Director-writer: Rolf de Heer
Writer: David Gulpilil
Cast: David Gulpilil, Peter Djigirr, Luke Ford, Wayne Anthoney, Dellax Barra, Craig Behenna, Richard Birrinbirrin
Distributor: Visit Films/Monument Releasing
Charlie’s Country is rooted in the Aboriginal people of Australia, but the core of the feature is at its core the story of filmmaker Rolf de Heer’s friend, David Gulpilil.
Charlie (Gulpilil) is a warrior past his prime. As the government increases its stranglehold over the community’s traditional way of life, Charlie becomes lost between two cultures. His new modern life offers him a way to survive but, ultimately, it is one he has no power over. Finally fed up when his gun, his newly crafted spear, and his best friend’s jeep are confiscated, Charlie heads into the wild on his own, to live the old way. However Charlie hasn’t reckoned on where he might end up, nor on how much life has changed since the old days…
De Heer developed Charlie’s Country along with Gulpilil, a veteran actor, as a co-writer after learning that the latter was incarcerated. De Heer went to visit him and found him “lifeless,” though he yearned to make another film. The result is Charlie’s Country, which debuted at the Adelaide Film Festival in October, 2013 and afterward in Cannes the following May where Gulpilil won the Best Actor award in the festival’s Un Certain Regard section.
U.S. based Visit Films boarded the project for international sales ahead of Cannes and the title fielded various offers stateside. “The offers in the U.S. didn’t make sense, and we thought we could do better,” said Visit Films’ Ryan Kampe. “With the blessing of Rolf and the film’s producers, we decided it would be better to have the release go through [our sister label] Monument.”
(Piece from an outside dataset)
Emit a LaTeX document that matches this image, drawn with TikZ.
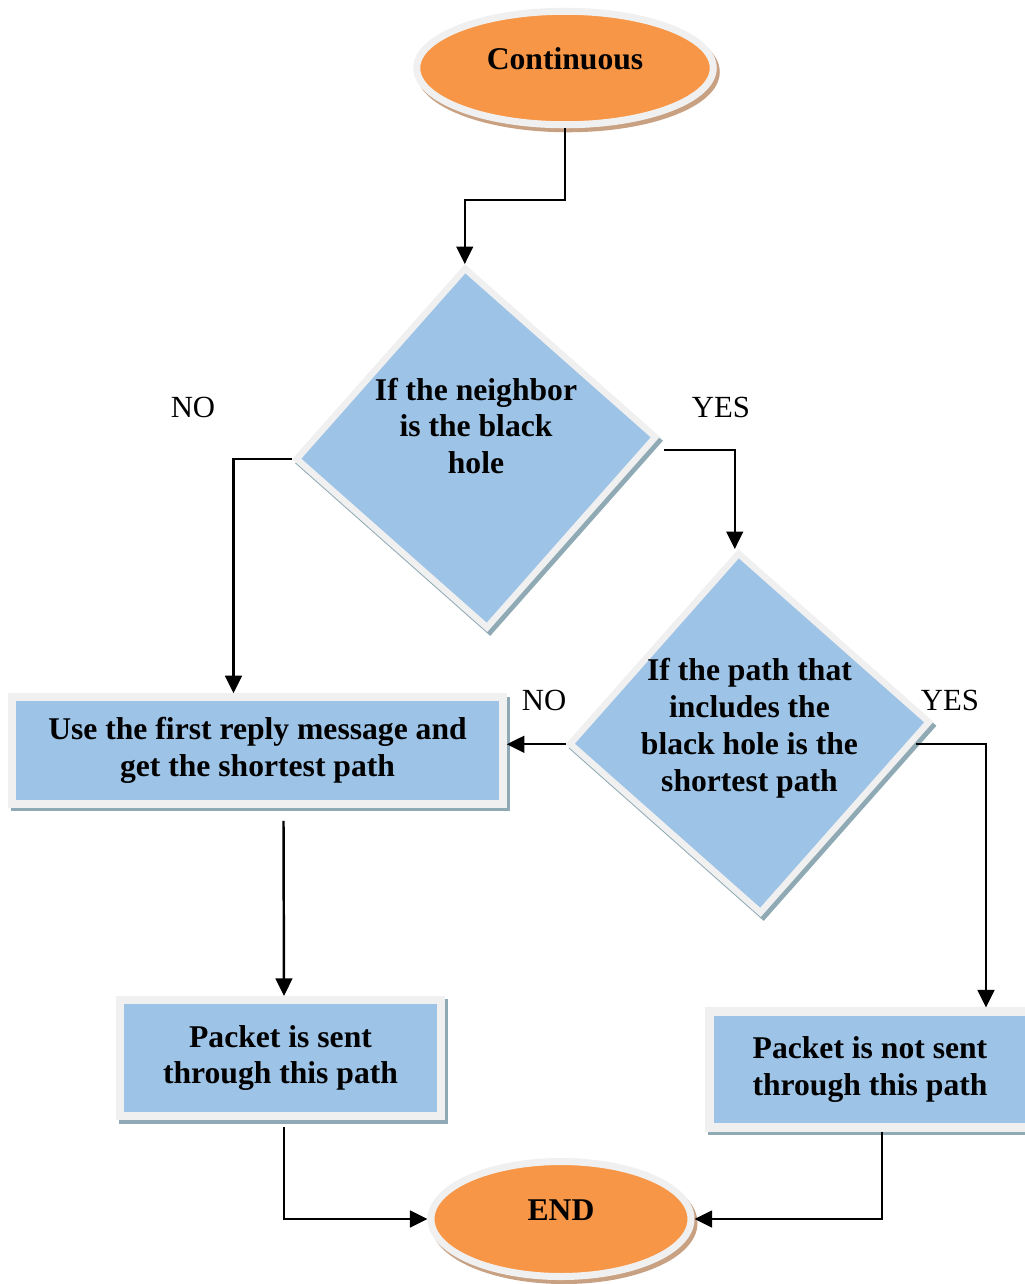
\documentclass[tikz,border=0pt]{standalone}
\usepackage{fontspec}
\setmainfont{Liberation Serif}
\usepackage{tikz}
\usetikzlibrary{shapes, arrows.meta, shadows}
\definecolor{termorange}{HTML}{F79646}
\definecolor{boxblue}{HTML}{9DC3E6}
\definecolor{rimgrey}{HTML}{F0F0F0}
\definecolor{boxshadow}{HTML}{8FAAB4}
\definecolor{termshadow}{HTML}{C8A082}
\tikzstyle{terminal} = [ellipse, draw=rimgrey, line width=4pt, fill=termorange, inner sep=0pt, text depth=3.6mm, font=\bfseries\fontsize{18}{21}\selectfont, drop shadow={shadow xshift=0.6mm, shadow yshift=-0.8mm, fill=termshadow, draw=termshadow, line width=4pt, opacity=1}]
\tikzstyle{decision} = [diamond, draw=rimgrey, line width=3.7pt, fill=boxblue, inner sep=0pt, minimum size=7.24cm, drop shadow={shadow xshift=0.6mm, shadow yshift=-0.8mm, fill=boxshadow, draw=boxshadow, line width=3.7pt, opacity=1}]
\tikzstyle{block} = [rectangle, draw=rimgrey, line width=4.6pt, fill=boxblue, align=center, minimum width=6.42cm, minimum height=2.32cm, font=\bfseries\fontsize{18}{21}\selectfont, drop shadow={shadow xshift=0.6mm, shadow yshift=-0.7mm, fill=boxshadow, draw=boxshadow, line width=4.6pt, opacity=1}]
\tikzstyle{qtext} = [align=center, font=\bfseries\fontsize{18}{21}\selectfont]
\tikzstyle{answer} = [font=\fontsize{17.5}{21}\selectfont]
\tikzstyle{arrowline} = [-{Triangle[length=10pt, width=9.5pt]}, line width=1.4pt]

\begin{document}
\begin{tikzpicture}[node distance=4cm]
\useasboundingbox (0,0) rectangle (20.48,-25.68);
\node (cont) [terminal, minimum width=5.93cm, minimum height=2.27cm] at (11.3,-1.36) {Continuous};
\node (q1) [decision, below of=cont, xshift=-1.78cm, yshift=-3.6cm, rotate=3.5] {};
\node (q1txt) [qtext, below of=q1, yshift=4.44cm] {If the neighbor\\is the black\\hole};
\node (no1) [answer, below of=cont, xshift=-7.44cm, yshift=-2.78cm] {NO};
\node (yes1) [answer, below of=cont, xshift=3.12cm, yshift=-2.78cm] {YES};
\node (q2) [decision, below of=q1, xshift=5.47cm, yshift=-1.7cm, rotate=3.5] {};
\node (q2txt) [qtext, below of=q2, yshift=4.1cm] {If the path that\\includes the\\black hole is the\\shortest path};
\node (no2) [answer, below of=q2, xshift=-4.11cm, yshift=4.66cm] {NO};
\node (yes2) [answer, below of=q2, xshift=4.01cm, yshift=4.66cm] {YES};
\node (r1) [block, below of=q1, xshift=-4.37cm, yshift=-2.05cm, minimum width=9.81cm, minimum height=2.13cm] {Use the first reply message and\\get the shortest path};
\node (r2) [block, below of=r1, xshift=0.46cm, yshift=-2.15cm] {Packet is sent\\through this path};
\node (r3) [block, below of=q2, xshift=2.41cm, yshift=-2.73cm] {Packet is not sent\\through this path};
\node (stop) [terminal, below of=r2, xshift=5.61cm, yshift=0.78cm, minimum width=5.2cm, minimum height=2.3cm] {END};
\draw[arrowline] (cont.south) -- ++(0,-1.43) -| (q1.north);
\draw[arrowline] (q1.west) -| ([xshift=-4.8mm]r1.north);
\draw[arrowline] ([xshift=0.8mm,yshift=-2.6mm]q1.east) -| ([xshift=-0.7mm]q2.north);
\draw[arrowline] (q2.west) -- (q2.west -| r1.east);
\draw[arrowline] ([xshift=-3.5mm,yshift=-4.5mm]q2.east) -| ([xshift=23.2mm]r3.north);
\draw[arrowline] ([xshift=5.2mm,yshift=-2.6mm]r1.south) -- ([xshift=0.7mm]r2.north);
\draw[arrowline] ([xshift=0.7mm,yshift=-1.4mm]r2.south) |- (stop.west);
\draw[arrowline] ([xshift=2.4mm]r3.south) |- (stop.east);
\end{tikzpicture}
\end{document}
Monument (which releases about 6 films per year) is targeting a mostly older audience for its U.S. launch at New York’s Lincoln Plaza, though the label is also working with group Australians in Film to motivate U.S. residence from the continent to come out. The organization is also involved with the L.A. bow the following week. Charlie’s Country will also open in Cleveland, Santa Fe, Scottsdale, AZ and in Austin, through the Austin Film Society this weekend.